Para Paulo, a morte de Jesus é a expressão mais completa de sua vida e estabelece para nós o modelo de uma vida de amor e obediência. Jesus foi obediente até a morte, morte de Cruz e Nele, somos salvos pela fé e adesão. Nele somos novamente criados e identificados como Povo de Deus à ponto de afirmar como o Apóstolo, que com Cristo somos crucificados e que, vivos, não somos mais nós, mas sim, Cristo que vive em nós (cf. Gl 2, 19b-20a). Por conseguinte, a fé vem pela pregação e esta nos coloca entre os fatos salvíficos, por isso, a Teologia da Cruz e a Teologia da Palavra coadunam, no seu conteúdo e sentido: o Cristo Senhor. Sendo assim, a morte de Cristo assinala um novo tempo na qual os gentios são adotados, como filhos de Abraão, conforme citação abaixo do Dicionário de Paulo e suas Cartas (2008, p. 862):
A morte de Cristo ocupa claramente o centro da Teologia Paulina. Paulo recorre a uma abundância de imagens para explicar o que ela significa, para revelar os recursos abundantes que ele tem disponíveis nas Escrituras de Israel e na fé comum da Igreja Primitiva e para relacionar mais diretamente a Mensagem da Cruz com os leitores em seus ambientes e suas circunstâncias diferentes. A Cruz de Cristo está na interseção dos principais caminhos de sua teologia e de seu entendimento de como os fiéis devem viver antes da volta de Cristo. Para Paulo, os fiéis manifestam a obediência a Cristo aqui e agora proclamando a sua morte até que ele venha.

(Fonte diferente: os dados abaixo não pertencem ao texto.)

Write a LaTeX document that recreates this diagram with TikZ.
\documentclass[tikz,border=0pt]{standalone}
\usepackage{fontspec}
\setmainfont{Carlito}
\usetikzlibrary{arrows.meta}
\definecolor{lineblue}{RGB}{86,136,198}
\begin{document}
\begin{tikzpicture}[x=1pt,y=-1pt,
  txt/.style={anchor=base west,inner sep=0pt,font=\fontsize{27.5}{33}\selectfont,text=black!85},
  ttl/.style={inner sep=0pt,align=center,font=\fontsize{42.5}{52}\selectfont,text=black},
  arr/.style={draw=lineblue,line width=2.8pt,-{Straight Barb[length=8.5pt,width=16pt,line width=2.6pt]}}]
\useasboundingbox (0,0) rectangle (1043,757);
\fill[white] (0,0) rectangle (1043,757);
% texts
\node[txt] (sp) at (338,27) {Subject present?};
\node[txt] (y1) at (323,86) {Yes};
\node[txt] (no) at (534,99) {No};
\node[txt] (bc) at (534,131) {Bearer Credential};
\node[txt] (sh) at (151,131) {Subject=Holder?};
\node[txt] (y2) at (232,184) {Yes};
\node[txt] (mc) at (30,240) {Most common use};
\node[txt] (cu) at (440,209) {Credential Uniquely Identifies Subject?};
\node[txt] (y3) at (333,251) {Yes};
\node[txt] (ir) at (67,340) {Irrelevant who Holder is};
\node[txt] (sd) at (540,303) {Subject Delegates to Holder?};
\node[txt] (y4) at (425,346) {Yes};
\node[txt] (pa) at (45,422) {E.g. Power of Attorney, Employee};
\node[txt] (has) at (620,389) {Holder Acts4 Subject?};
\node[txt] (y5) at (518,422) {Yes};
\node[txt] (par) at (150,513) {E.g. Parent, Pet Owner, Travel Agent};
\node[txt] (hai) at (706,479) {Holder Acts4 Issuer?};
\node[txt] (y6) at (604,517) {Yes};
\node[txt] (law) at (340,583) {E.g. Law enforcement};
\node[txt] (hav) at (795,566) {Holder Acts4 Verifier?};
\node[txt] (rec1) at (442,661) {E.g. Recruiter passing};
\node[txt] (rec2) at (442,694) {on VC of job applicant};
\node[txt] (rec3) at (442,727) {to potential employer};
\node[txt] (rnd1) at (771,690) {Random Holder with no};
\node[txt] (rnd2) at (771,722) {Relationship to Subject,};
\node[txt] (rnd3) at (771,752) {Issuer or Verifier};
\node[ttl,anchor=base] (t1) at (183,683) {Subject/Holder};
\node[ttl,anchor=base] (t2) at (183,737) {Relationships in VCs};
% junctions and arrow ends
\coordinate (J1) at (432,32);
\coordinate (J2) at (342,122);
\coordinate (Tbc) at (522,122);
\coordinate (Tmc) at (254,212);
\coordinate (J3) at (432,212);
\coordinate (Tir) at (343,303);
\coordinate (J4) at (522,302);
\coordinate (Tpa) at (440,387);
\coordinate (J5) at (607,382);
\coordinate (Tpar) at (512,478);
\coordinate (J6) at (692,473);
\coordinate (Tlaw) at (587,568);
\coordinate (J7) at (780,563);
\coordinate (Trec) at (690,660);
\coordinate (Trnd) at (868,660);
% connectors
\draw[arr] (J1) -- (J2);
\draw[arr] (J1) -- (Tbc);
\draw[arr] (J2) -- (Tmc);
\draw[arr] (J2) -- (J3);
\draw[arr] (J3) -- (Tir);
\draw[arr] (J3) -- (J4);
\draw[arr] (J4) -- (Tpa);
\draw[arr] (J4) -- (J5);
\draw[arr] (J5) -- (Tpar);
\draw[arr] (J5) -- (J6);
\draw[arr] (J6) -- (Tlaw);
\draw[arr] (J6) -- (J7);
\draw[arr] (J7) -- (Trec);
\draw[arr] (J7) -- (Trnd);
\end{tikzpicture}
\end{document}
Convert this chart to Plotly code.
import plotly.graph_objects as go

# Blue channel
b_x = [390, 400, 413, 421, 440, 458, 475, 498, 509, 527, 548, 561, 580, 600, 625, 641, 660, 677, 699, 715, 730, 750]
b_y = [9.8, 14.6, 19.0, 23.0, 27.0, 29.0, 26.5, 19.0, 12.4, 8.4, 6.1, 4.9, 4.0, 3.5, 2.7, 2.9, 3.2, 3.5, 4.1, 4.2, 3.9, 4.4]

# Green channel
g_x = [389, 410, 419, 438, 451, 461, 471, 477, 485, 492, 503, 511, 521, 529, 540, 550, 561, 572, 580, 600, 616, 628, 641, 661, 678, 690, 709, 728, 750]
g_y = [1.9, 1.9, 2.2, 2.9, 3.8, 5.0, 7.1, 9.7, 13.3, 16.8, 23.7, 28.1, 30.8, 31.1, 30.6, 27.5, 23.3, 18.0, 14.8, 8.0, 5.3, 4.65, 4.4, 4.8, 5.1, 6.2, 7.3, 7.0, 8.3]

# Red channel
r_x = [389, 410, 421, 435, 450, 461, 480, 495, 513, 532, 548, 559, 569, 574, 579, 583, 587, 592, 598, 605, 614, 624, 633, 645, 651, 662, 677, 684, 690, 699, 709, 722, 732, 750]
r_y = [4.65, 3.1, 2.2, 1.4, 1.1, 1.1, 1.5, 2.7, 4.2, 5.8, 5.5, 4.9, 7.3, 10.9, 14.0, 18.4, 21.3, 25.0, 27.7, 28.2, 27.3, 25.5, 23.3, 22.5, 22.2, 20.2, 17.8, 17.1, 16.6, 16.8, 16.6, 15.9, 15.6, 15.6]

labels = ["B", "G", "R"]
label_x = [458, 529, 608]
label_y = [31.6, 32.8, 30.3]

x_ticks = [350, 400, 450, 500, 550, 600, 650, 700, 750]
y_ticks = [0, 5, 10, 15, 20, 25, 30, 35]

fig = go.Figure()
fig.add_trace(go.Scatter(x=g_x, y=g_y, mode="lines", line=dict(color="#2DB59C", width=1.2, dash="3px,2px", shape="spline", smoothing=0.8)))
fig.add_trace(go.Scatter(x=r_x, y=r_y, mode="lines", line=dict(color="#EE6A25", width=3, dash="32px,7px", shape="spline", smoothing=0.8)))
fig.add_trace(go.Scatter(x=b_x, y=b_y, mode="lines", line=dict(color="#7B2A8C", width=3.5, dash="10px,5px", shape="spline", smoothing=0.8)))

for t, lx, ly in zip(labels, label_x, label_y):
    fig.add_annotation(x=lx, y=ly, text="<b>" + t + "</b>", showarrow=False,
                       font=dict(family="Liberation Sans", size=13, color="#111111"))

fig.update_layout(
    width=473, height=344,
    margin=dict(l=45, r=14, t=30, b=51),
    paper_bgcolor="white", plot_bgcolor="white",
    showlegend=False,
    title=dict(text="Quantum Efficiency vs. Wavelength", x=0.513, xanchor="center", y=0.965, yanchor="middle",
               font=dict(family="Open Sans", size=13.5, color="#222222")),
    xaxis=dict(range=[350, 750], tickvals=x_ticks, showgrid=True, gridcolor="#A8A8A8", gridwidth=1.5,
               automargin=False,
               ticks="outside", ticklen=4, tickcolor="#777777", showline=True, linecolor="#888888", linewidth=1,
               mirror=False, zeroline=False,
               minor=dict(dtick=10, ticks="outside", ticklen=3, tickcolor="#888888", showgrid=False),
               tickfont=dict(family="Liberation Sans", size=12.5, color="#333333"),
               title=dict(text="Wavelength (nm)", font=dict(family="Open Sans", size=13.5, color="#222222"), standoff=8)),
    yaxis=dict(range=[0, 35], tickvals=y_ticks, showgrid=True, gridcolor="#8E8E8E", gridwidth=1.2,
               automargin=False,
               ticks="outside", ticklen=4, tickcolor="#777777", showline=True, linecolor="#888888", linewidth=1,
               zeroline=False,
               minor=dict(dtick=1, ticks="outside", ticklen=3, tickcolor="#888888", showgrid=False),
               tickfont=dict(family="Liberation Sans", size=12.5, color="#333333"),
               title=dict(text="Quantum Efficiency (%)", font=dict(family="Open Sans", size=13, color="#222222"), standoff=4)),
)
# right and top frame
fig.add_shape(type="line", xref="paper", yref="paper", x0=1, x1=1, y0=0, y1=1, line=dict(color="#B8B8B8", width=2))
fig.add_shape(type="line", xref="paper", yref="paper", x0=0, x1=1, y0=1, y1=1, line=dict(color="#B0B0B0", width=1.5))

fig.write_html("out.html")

Sendo assim, a mensagem da cruz é loucura. É loucura e escândalo pelo seu saber escondido que revela a glória e exaltação de Cristo, como afirmaram os antigos da Patrística: “E para saberes que a cruz é também a exaltação de Cristo, escuta o que Ele próprio diz: Quando Eu for exaltado, então atrairei todos a Mim. Como vês, a cruz é a glória e a exaltação de Cristo”[3]. A Igreja, contudo, acolheu, em sua liturgia, o discurso paulino e assumiu a cruz como símbolo: de salvação, porque nela Cristo concretiza seu ato supremo de amor pela humanidade; e como método missionário, que ecoa nas palavras do Evangelho que diz “que é preciso renunciar a si mesmo, pegar a sua cruz e segui-lo” (cf. Lc 9,23). A liturgia expressa esta adesão apostólica nas suas festas e sinais sagrados, levando os crentes a configurar os seus sofrimentos com os de Cristo.
Pe. Paulo Nunes Santos
NUNES, Paulo. O PARADOXO DO SOFRIMENTO E DA CRUZ NO DISCIPULADO CRISTÃO. Salvador: Vento Leste, 2012, Capítulo II, 2.1.

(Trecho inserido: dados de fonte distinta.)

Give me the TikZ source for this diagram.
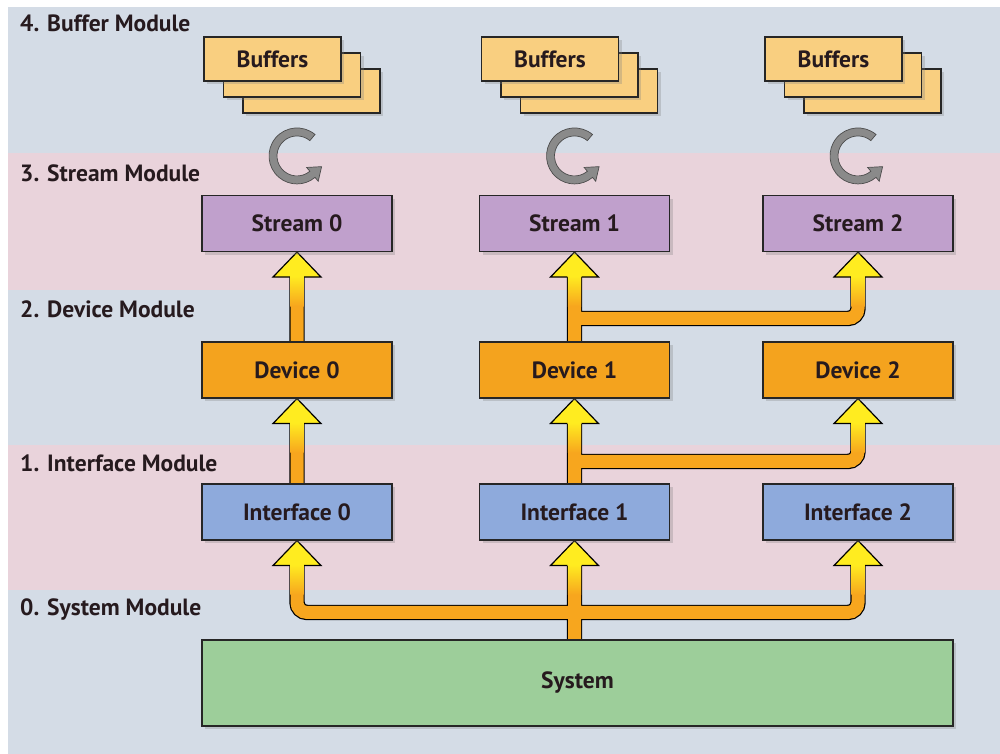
\documentclass[tikz,border=0pt]{standalone}
\usepackage{fontspec}
\setmainfont{PT Sans}
\usetikzlibrary{calc, shadows}
\definecolor{bandblue}{RGB}{212, 220, 230}
\definecolor{bandpink}{RGB}{233, 211, 219}
\definecolor{buffill}{RGB}{249, 207, 128}
\definecolor{strfill}{RGB}{192, 160, 204}
\definecolor{devfill}{RGB}{244, 163, 30}
\definecolor{intfill}{RGB}{142, 170, 220}
\definecolor{sysfill}{RGB}{157, 206, 154}
\definecolor{arrowtop}{RGB}{255, 236, 32}
\definecolor{arrowbody}{RGB}{247, 166, 30}
\definecolor{ringgray}{RGB}{138, 138, 138}
\definecolor{textdark}{RGB}{38, 26, 30}
\pgfdeclarelayer{bands}
\pgfdeclarelayer{flow}
\pgfsetlayers{bands, flow, main}
\newcommand{\labelfont}{\fontsize{23.5}{27}\selectfont\bfseries}
\newcommand{\fathead}[1]{%
  \shade[top color=arrowtop, bottom color=arrowbody]
    ($#1+(-6.6,24)$) rectangle ($#1+(6.6,54)$);
  \fill[arrowtop] #1 -- ($#1+(24,25)$) -- ($#1+(-24,25)$) -- cycle;
  \draw[line width=1.2pt, line join=miter]
    ($#1+(7.2,25)$) -- ($#1+(24,25)$) -- #1 -- ($#1+(-24,25)$) -- ($#1+(-7.2,25)$);
}
\newcommand{\cyclearrow}[1]{%
  \begin{scope}[shift={#1}, yscale=-1]
    \filldraw[fill=ringgray, draw=black!70, line width=0.7pt]
      (50:28) arc[start angle=50, end angle=310, radius=28]
      -- (310:33) -- (24.6,-10.7) -- (310:15) -- (310:20)
      arc[start angle=310, end angle=50, radius=20] -- cycle;
  \end{scope}
}

\begin{document}
\begin{tikzpicture}[x=1pt, y=-1pt,
  modbox/.style={draw=black!85, line width=1.1pt, minimum width=190pt,
    minimum height=56pt, text=textdark, font=\labelfont,
    drop shadow={shadow xshift=3pt, shadow yshift=-3pt, opacity=0.3}},
  bufbox/.style={modbox, fill=buffill, minimum width=137pt, minimum height=44pt},
  modlabel/.style={anchor=base west, font=\labelfont, text=textdark, inner sep=0pt}]

  \useasboundingbox (0, 0) rectangle (1000, 754);

  % module bands
  \begin{pgfonlayer}{bands}
    \fill[bandblue] (8, 7) rectangle (1000, 754);
    \fill[bandpink] (8, 153) rectangle (1000, 290);
    \fill[bandpink] (8, 445) rectangle (1000, 590);
  \end{pgfonlayer}
  \node[modlabel] (lab4) at (20, 32) {4. Buffer Module};
  \node[modlabel] (lab3) at (20, 182) {3. Stream Module};
  \node[modlabel] (lab2) at (20, 317) {2. Device Module};
  \node[modlabel] (lab1) at (20, 471) {1. Interface Module};
  \node[modlabel] (lab0) at (20, 615) {0. System Module};

  % buffers
  \node[bufbox] (buf0c) at (311.5, 91) {};
  \node[bufbox] (buf0b) at (292, 75) {};
  \node[bufbox] (buf0a) at (272.5, 59) {Buffers};
  \node[bufbox] (buf1c) at (589, 91) {};
  \node[bufbox] (buf1b) at (569.5, 75) {};
  \node[bufbox] (buf1a) at (550, 59) {Buffers};
  \node[bufbox] (buf2c) at (872.5, 91) {};
  \node[bufbox] (buf2b) at (853, 75) {};
  \node[bufbox] (buf2a) at (833.5, 59) {Buffers};

  % modules
  \node[modbox, fill=strfill] (str0) at (297, 223.5) {Stream 0};
  \node[modbox, fill=strfill] (str1) at (574.5, 223.5) {Stream 1};
  \node[modbox, fill=strfill] (str2) at (858, 223.5) {Stream 2};
  \node[modbox, fill=devfill] (dev0) at (297, 370) {Device 0};
  \node[modbox, fill=devfill] (dev1) at (574.5, 370) {Device 1};
  \node[modbox, fill=devfill] (dev2) at (858, 370) {Device 2};
  \node[modbox, fill=intfill] (int0) at (297, 512) {Interface 0};
  \node[modbox, fill=intfill] (int1) at (574.5, 512) {Interface 1};
  \node[modbox, fill=intfill] (int2) at (858, 512) {Interface 2};
  \node[modbox, fill=sysfill, minimum width=751pt, minimum height=86pt]
    (sys) at (577.5, 683) {System};

  \cyclearrow{($(str0.north)+(0,-39)$)}
  \cyclearrow{($(str1.north)+(0,-39)$)}
  \cyclearrow{($(str2.north)+(0,-39)$)}

  % data flow
  \begin{pgfonlayer}{flow}
    \foreach \c/\w in {black/15.4, arrowbody/13} {
      \draw[draw=\c, line width=\w pt, rounded corners=10pt]
        (dev0.north) -- ($(str0.south)+(0,25)$)
        (int0.north) -- ($(dev0.south)+(0,25)$)
        (dev1.north) -- ($(str1.south)+(0,25)$)
        ($(dev1.north)+(0,-23)$) -| ($(str2.south)+(0,25)$)
        (int1.north) -- ($(dev1.south)+(0,25)$)
        ($(int1.north)+(0,-22)$) -| ($(dev2.south)+(0,25)$)
        (int1.south |- sys.north) -- ($(int1.south)+(0,25)$)
        ($(int0.south)+(0,25)$) |- ($(sys.north)+(0,-27)$)
          -| ($(int2.south)+(0,25)$);
    }
    \fathead{(str0.south)}
    \fathead{(str1.south)}
    \fathead{(str2.south)}
    \fathead{(dev0.south)}
    \fathead{(dev1.south)}
    \fathead{(dev2.south)}
    \fathead{(int0.south)}
    \fathead{(int1.south)}
    \fathead{(int2.south)}
  \end{pgfonlayer}

\end{tikzpicture}
\end{document}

[1] “Tau” – o Tau franciscano revela a espiritualidade da esperança, da conversão e do despojamento, numa busca de adesão ao Cristo e a sua salvação através dos votos de pobreza, castidade e obediência. Assim diz a bênção do Tau: “O Senhor te abençoe e te guarde. O Senhor te mostre a sua força e se compadeça de ti. O Senhor volva o seu rosto para ti e te dê a paz. O Senhor te abençoe!” (Retirado do livro de Ana Jussara Lima Dias, Comunidade Católica Shalom: Orando com a Bíblia e São Francisco de Assis).
[2] A expressão “primeira quenose” refere-se a condição de Deus sendo Deus, esvaziar-se de sua divindade para assumir a condição humana (cf. Fl 2,6-11). Tanto a expressão “primeira quenose”, como “segunda quenose” (morte soteriológica de Jesus) é utilizada por Hans Urs von Balthasar, na interpretação de Clarita Sampaio Mesquita Ribeiro, no seu livro Mysterium Paschale: A quenose de Deus segundo Hans Urs von Balthasar de 2004.
[3] Texto extraído dos Sermões de Santo André de Creta, bispo – séc. VIII. Sermão 10, na Exaltação da Santa Cruz: p. 97, 1018-1019.1023.